Williams’s musical talents were discovered when she was a student at the University of Wyoming.

“A label found me playing at a college party and ushered me to Nashville a few times,” she recalls. “It churned up a deep yearning to play and write, so I followed that desire and moved to Nashville in 2008.”

Two years later, Williams and her husband decided to take a year off and climb and relocated to Jackson Hole, Wyoming. Another venture also became paramount.

“I’ve been a freelance seamstress since college, and I started a handbag company that was successful enough to take over my life from 2011 to 2016,” Williams says. “During that time, I stopped performing and pursuing music but kept writing and playing for myself in my sewing studio.”

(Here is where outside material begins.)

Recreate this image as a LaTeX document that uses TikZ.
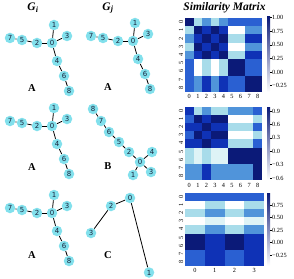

A Los Angeles-based publisher “bought some bags from my company, and we became friends,” Williams explains. “She listened to my old recorded music and immediately placed a song in Grey’s Anatomy. She signed me to her company, writing music for TV in 2017 when I was ready to jump ship from my handbag company.”

The artistry of other musicians has been a big influence on Williams. The best album she ever listened to is “a three-way tie” between the Braveheart soundtrack, Bruce Springsteen’s Nebraska and Koyaanisqatsi by Philip Glass.

“All these represent different times or acts in my life,” Williams says. “In childhood, I was obsessed with the Braveheart soundtrack. In my 20s, I was obsessed with Nebraska, and now, for the last 10 years, I’m obsessed with Koyaanisqatsi. Koyaanisqatsi captures emotions I feel every day that I cannot name. The film by Godfrey Reggio that the music was made for is equally emotionally charged for me and carries a message we should all hear: life out of balance. I am always trying to achieve balance — within myself, with nature, with my relationships.”

Photo: Ben Williams

The best concert Williams ever attended was one performed by Mdou Moctar in Nashville in 2019. Moctar is an innovative singer-songwriter from Niger.

“They took it to the top but in such a nonchalant way,” she says. “It was like the music was their speaking voice, and we were in a conversation you’d have when all guards are down.”

The concert, though, that most influenced Williams was a Lucinda Williams show at the Ryman in Nashville last year.

“It was life changing,” Williams says. “Lucinda was extremely brave and opened the whole set playing the guitar for the first time after a stroke. It took her, maybe, seven long minutes to start, and the entire crowd waited in kind and supportive silence. People were weeping. Sharing music is a communal experience, and this one was heightened and so supportive. She then proceeded to share songs from her childhood until now with stories in between. So special. It’s what I want to achieve with my music — a shared vulnerable musical conversation about life and unfiltered human experiences.”